Permaculture methods are taught in the community garden

These field trips, which often took the project team just a few kilometres into neighbourhoods surrounding the meeting venue in the morning, were followed by discussions on what the findings mean for modelling and for interpreting the model results of LANDMARC. There was much to discuss since the modelling exercises were already far advanced. Remote sensing data had been processed and was already being analysed. Stakeholder survey results had already contributed views from different actors in the field of land use policy. More concretely, the week in Bali included a field visit with regional stakeholders from Bali and the Indonesian government as well as private sector and funding institutions.

 

What did we synthesize from these exchanges?
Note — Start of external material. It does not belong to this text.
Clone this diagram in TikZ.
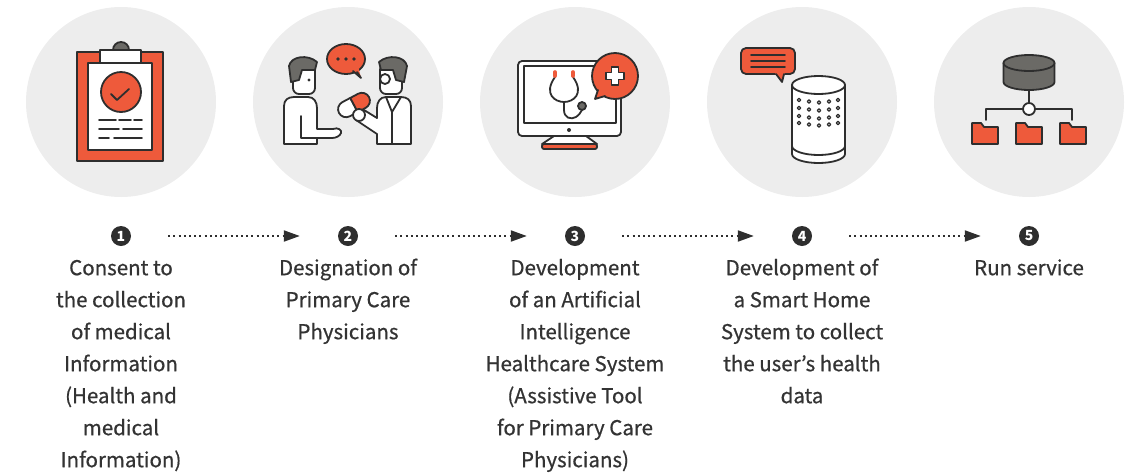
\documentclass[tikz,border=0pt]{standalone}
\usepackage{fontspec}
\setmainfont{Noto Sans CJK KR}
\newfontfamily\capfont{Noto Sans CJK KR}[FakeBold=0.7]
\usetikzlibrary{positioning,arrows.meta}

\definecolor{accent}{HTML}{EE5A3B}
\definecolor{discgray}{HTML}{EDEDED}
\definecolor{ink}{HTML}{2E2E2E}
\definecolor{stone}{HTML}{6B6A66}
\definecolor{textgray}{HTML}{333333}

\begin{document}
\begin{tikzpicture}[x=1pt,y=1pt,node distance=227pt,on grid,
    disc/.style={circle,fill=discgray,minimum size=190pt,inner sep=0pt},
    badge/.style={circle,fill=ink,text=white,minimum size=20pt,inner sep=0pt,font=\bfseries\fontsize{14}{14}\selectfont},
    caption/.style={align=center,text=textgray,inner sep=0pt,font=\capfont\fontsize{20.5}{32}\selectfont},
    flow/.style={-{Triangle[length=16pt,width=11pt]},ink,line width=2pt,dash pattern=on 2pt off 3.2pt,shorten <=37pt,shorten >=38pt},
    icon/.style={line width=1.8pt,draw=ink,line join=round,line cap=round}]
  \useasboundingbox (0,0) rectangle (1131,-472);

  % numbered steps
  \node(num1) [badge] at (121,-236) {1};
  \node(num2) [badge, right=of num1] {2};
  \node(num3) [badge, right=of num2] {3};
  \node(num4) [badge, right=of num3] {4};
  \node(num5) [badge, right=of num4] {5};
  \draw[flow] (num1) -- (num2);
  \draw[flow] (num2) -- (num3);
  \draw[flow] (num3) -- (num4);
  \draw[flow] (num4) -- (num5);

  % grey discs behind the icons
  \node(disc1) [disc, above=134pt of num1] {};
  \node(disc2) [disc, above=134pt of num2] {};
  \node(disc3) [disc, above=134pt of num3] {};
  \node(disc4) [disc, above=134pt of num4] {};
  \node(disc5) [disc, above=134pt of num5] {};

  % captions
  \node(text1) [caption, below=16.6pt of num1, anchor=north] {\strut Consent to\\the collection\\of medical\\Information\\(Health and\\medical\\Information)};
  \node(text2) [caption, below=16.6pt of num2, anchor=north] {\strut Designation of\\Primary Care\\Physicians};
  \node(text3) [caption, below=16.6pt of num3, anchor=north] {\strut Development\\of an Artificial\\Intelligence\\Healthcare System\\(Assistive Tool\\for Primary Care\\Physicians)};
  \node(text4) [caption, below=16.6pt of num4, anchor=north] {\strut Development of\\a Smart Home\\System to collect\\the user’s health\\data};
  \node(text5) [caption, below=16.6pt of num5, anchor=north] {\strut Run service};

  % clipboard
  \begin{scope}[shift={(disc1)},yscale=-1,icon]
    \filldraw[fill=accent] (-44,-50) rectangle (42,59);
    \filldraw[fill=white] (-33,-39) rectangle (31,48);
    \filldraw[fill=stone] (-8,-52) arc (180:360:8) -- cycle;
    \filldraw[fill=white] (-21,-52) rectangle (20,-39);
    \filldraw[fill=accent] (0,-10) circle (20);
    \draw (-10,-8) -- (-4,-2) -- (8,-13);
    \draw (-22,18) -- (-5,18) (-2,18) -- (10,18) (13,18) -- (21,18);
    \draw (-22,27) -- (-2,27) (2,27) -- (21,27);
    \draw (-22,36) -- (-12,36) (-7,36) -- (21,36);
  \end{scope}

  % patient and doctor
  \begin{scope}[shift={(disc2)},yscale=-1,icon]
    \filldraw[fill=accent] (-2,-43) ellipse (19 and 15);
    \fill[accent] (4,-32) -- (13,-24) -- (10,-36) -- cycle;
    \draw (5,-31) -- (13,-24) -- (9,-30);
    \foreach \x in {-10,-2,6} \fill[ink] (\x,-43) circle (1.8);
    % patient
    \filldraw[fill=white] (-64,42) -- (-64,4) .. controls (-64,-2) and (-60,-5) .. (-54,-5) -- (-40,-5)
      .. controls (-34,-5) and (-31,0) .. (-31,6) -- (-31,27) -- (-15,27) .. controls (-10,25) and (-6,28) .. (-7,31)
      .. controls (-8,34) and (-12,36) .. (-16,36) -- (-31,36) -- (-31,42) -- cycle;
    \draw (-47,14) -- (-47,36) -- (-31,36);
    \filldraw[fill=white,rounded corners=6] (-55,-38) rectangle (-33,-8);
    \filldraw[fill=stone] (-57,-20) -- (-59,-36) .. controls (-57,-46) and (-40,-48) .. (-31,-40) -- (-33,-32)
      -- (-46,-32) -- (-49,-22) -- cycle;
    \fill[ink] (-39,-22) circle (1.6);
    % doctor
    \filldraw[fill=white] (63,42) -- (63,4) .. controls (63,-2) and (59,-5) .. (53,-5) -- (38,-5)
      .. controls (32,-5) and (29,0) .. (29,6) -- (29,16) -- (16,8) -- (8,18) -- (29,32) -- (29,42) -- cycle;
    \draw (38,-5) -- (44,10) -- (53,-5) (44,10) -- (44,42);
    \filldraw[fill=white,rounded corners=6] (32,-38) rectangle (54,-8);
    \filldraw[fill=stone] (56,-20) -- (59,-36) .. controls (57,-46) and (40,-48) .. (31,-40) -- (33,-32)
      -- (45,-32) -- (48,-22) -- cycle;
    \filldraw[fill=white] (37,-23) circle (5);
    \begin{scope}[shift={(6,3)},rotate=-28]
      \filldraw[fill=white] (0,-8) -- (-9,-8) arc (270:90:8) -- (0,8) -- cycle;
      \filldraw[fill=accent] (0,-8) -- (9,-8) arc (-90:90:8) -- (0,8) -- cycle;
    \end{scope}
    \filldraw[fill=white] (11,13) circle (6);
  \end{scope}

  % monitor with stethoscope
  \begin{scope}[shift={(disc3)},yscale=-1,icon]
    \filldraw[fill=white] (-21,34) -- (11,34) -- (22,42) -- (-33,42) -- cycle;
    \filldraw[fill=accent,rounded corners=2] (-33,42) rectangle (22,47);
    \filldraw[fill=white,rounded corners=4] (-57,-41) rectangle (46,34);
    \draw[line width=1.4pt] (-51,-36) rectangle (41,21);
    \fill[ink] (-6,28) circle (2);
    \draw (-20,-25) .. controls (-32,-8) and (-20,0) .. (-11,0) .. controls (-2,0) and (10,-8) .. (-2,-25);
    \draw[accent,line width=3.6pt] (-20,-30) -- (-20,-26) (-2,-30) -- (-2,-26);
    \draw (-11,0) -- (-11,8) .. controls (-11,16) and (-4,18) .. (1,15) .. controls (4,13) and (6,10) .. (7,8);
    \filldraw[fill=stone] (7,4) circle (4);
    \filldraw[fill=accent] (40,-26) circle (23);
    \fill[accent] (24,-14) -- (20,-3) -- (32,-7) -- cycle;
    \draw (23,-12) -- (20,-3) -- (30,-6);
    \filldraw[fill=white,line width=1.4pt] (36.5,-35) -- (43.5,-35) -- (43.5,-29.5) -- (49,-29.5) -- (49,-22.5)
      -- (43.5,-22.5) -- (43.5,-17) -- (36.5,-17) -- (36.5,-22.5) -- (31,-22.5) -- (31,-29.5) -- (36.5,-29.5) -- cycle;
  \end{scope}

  % smart speaker
  \begin{scope}[shift={(disc4)},yscale=-1,icon]
    \filldraw[fill=accent,rounded corners=5] (-61,-54) rectangle (-7,-28);
    \fill[accent] (-27,-29) -- (-20,-20) -- (-17,-29) -- cycle;
    \draw (-26,-28) -- (-20,-20) -- (-18,-28);
    \draw (-51,-47) -- (-17,-47) (-51,-41) -- (-17,-41) (-51,-35) -- (-17,-35);
    \filldraw[fill=white] (-10,-17) -- (-10,52) arc (180:0:26.5 and 9) -- (43,-17) -- cycle;
    \filldraw[fill=white] (16.5,-17) ellipse (26.5 and 9);
    \draw (-10,44) arc (180:0:26.5 and 9);
    \foreach \x/\dy in {-3/0,7/1.5,17/2.5,27/1.5,36/0}
      \foreach \y in {-2,6,14,21}
        \draw[line width=1.2pt] (\x,\y+\dy) circle (1.8);
  \end{scope}

  % database and folders
  \begin{scope}[shift={(disc5)},yscale=-1,icon]
    \filldraw[fill=stone] (-25.5,-39) -- (-25.5,-20) arc (180:0:25.5 and 8) -- (25.5,-39) -- cycle;
    \filldraw[fill=stone] (0,-39) ellipse (25.5 and 8);
    \draw (0,-12) -- (0,1);
    \draw (-43,18) -- (-43,7) -- (-6,7) (6,7) -- (43,7) -- (43,18);
    \filldraw[fill=white] (0,7) circle (6);
    \foreach \x in {-57,-13,31}
      \filldraw[fill=accent] (\x,42) -- (\x,21) -- (\x+9,21) -- (\x+12,25) -- (\x+26,25) -- (\x+26,42) -- cycle;
  \end{scope}
\end{tikzpicture}
\end{document}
In order for the LANDMARC project results to be relevant for stakeholders, there are a few conditions that need to be met. Stakeholders need to be:

  1. climate-literate, meaning they need to have a basic understanding of how the information can potentially be of help, e.g. seasonal forecasts of climate for improving the planting time of crops,
  2. respected regarding their knowledge and history as they have experience on what works and does not work locally,
  3. incentivized or rather adequately paid for their service, be it carbon storage or food production, and
  4. briefed about where all the data and knowledge they share with scientists end up and how this contributes to improved policy making.

The coffee berry, at the beginning of a long supply chain

I was in fact hesitant to attend the Bali meeting since it involved a long flight with associated emissions, even if these are offset by the Oeko-Institut, for a rather short week-long visit. But the experience of a well-organised exchange with stakeholders in the field cannot be gathered in any another way than by a physical meeting: shaking hands, talking to the manager, smelling the compost, tasting the coffee cherries, and experiencing the climate conditions. In fact, to fully make use of the research results of LANDMARC, more of such ground-truthing would be needed. It is true that the evidence collected from the ground when visiting single projects is a very small sample size and cannot be considered a “validation” of models or remote sensing products in a scientific way. However, anecdotes and personal experience in the field of applied research such as that undertaken by Oeko-Institut are often as convincing for policy makers as bare statistics and they enable researchers to round off the mosaic of conclusions and recommendations for an improved land use policy.

So the answer to whether such a trip is absolutely necessary is, no, but there are many good reasons for doing it anyway.

Dr Hannes Böttcher is a Senior Researcher in the Energy & Climate division in Berlin. One focus of his work is climate protection measures in agriculture and forestry.